Thursday – Build a realistic prototype

On Wednesday, you and your team created a storyboard. On Thursday, you’ll adopt a “fake it” philosophy to turn that storyboard into a prototype. A realistic façade is all you need to test with customers, and here’s the best part: by focusing on the customer-facing surface of your product or service, you can finish your prototype in just one day. On Thursday, you’ll also make sure everything is ready for Friday’s test by confirming the schedule, reviewing the prototype, and writing an interview script.

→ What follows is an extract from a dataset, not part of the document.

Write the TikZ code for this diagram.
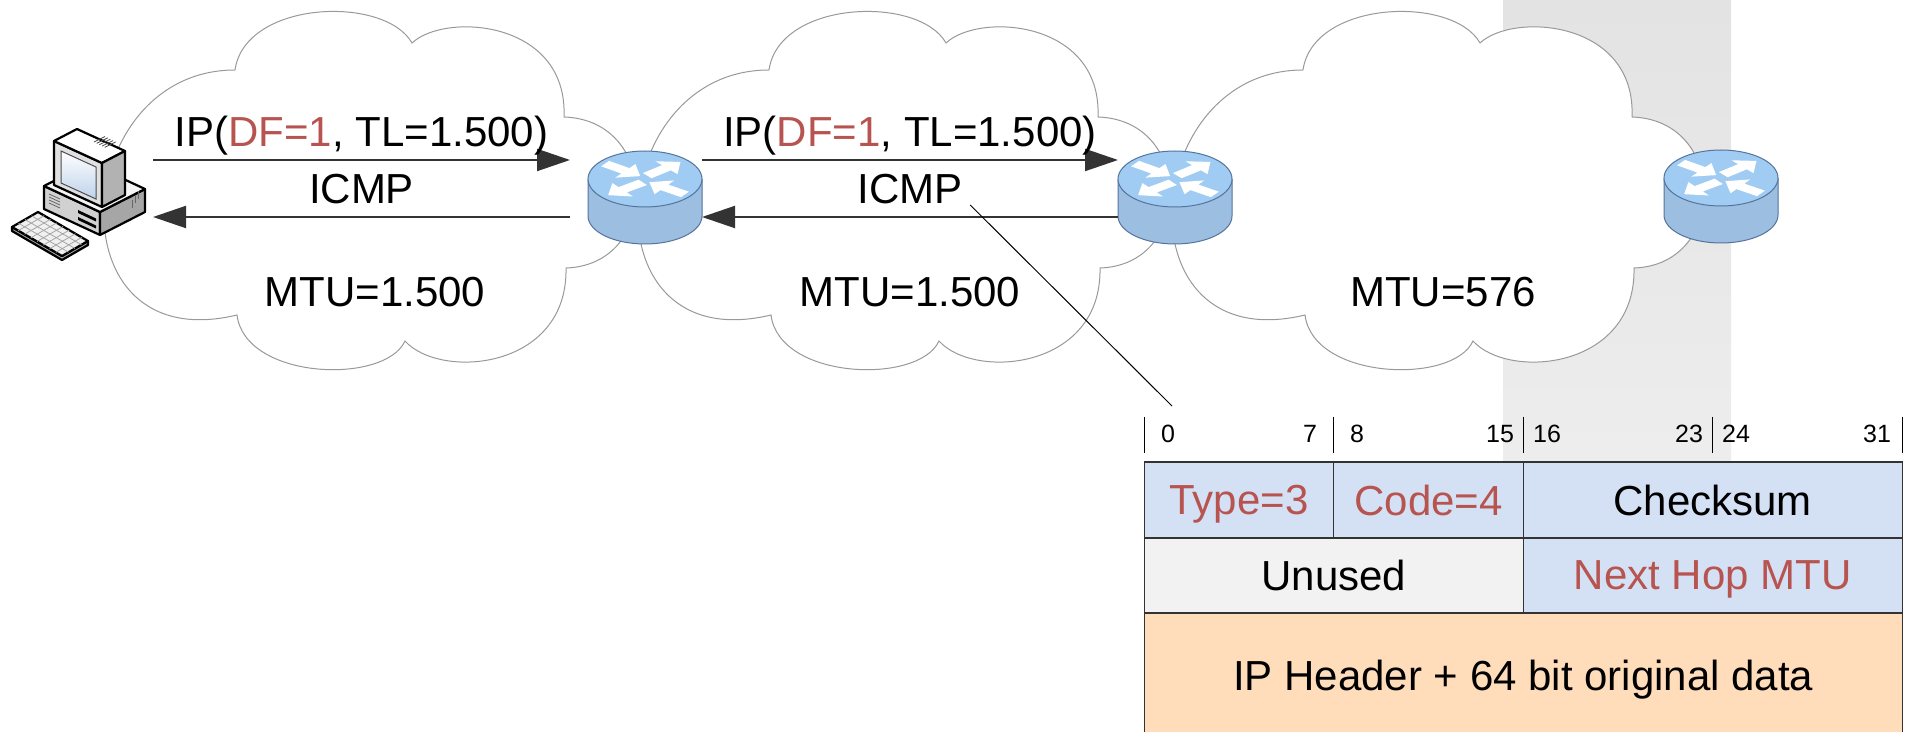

Friday – Test with target customers

Your sprint began with a big challenge, an excellent team—and not much else. By Friday, you’ve created promising solutions, chosen the best, and built a realistic prototype. That alone would make for an impressively productive week. But you’ll take it one step further as you interview customers and learn by watching them react to your prototype. This test makes the entire sprint worthwhile: At the end of the day, you’ll know how far you have to go, and you’ll know just what to do next.

Outcomes

Our most important goal, to create a deep common and deep understanding of the business problem space as well as the capabilities and possibilities of the AI/ML technology was more than achieved. Above that, the diverse group really enjoyed participating in the workshop, learning a lot, and together took the ownership of the problem and the solution development. By the end of the week we had a massive amount of documented knowledge of the problem and solution space, interesting inspiration from competing solutions, many ideas, plenty of different solution designs, flow maps and scenarios, an interactive high fidelity prototype, and plenty of feedback from the target user community which was represented throughout the entire sprint. Running a sprint was an experiment in itself but it proved to be very successful and I will certainly repeat it with other teams for other challenges.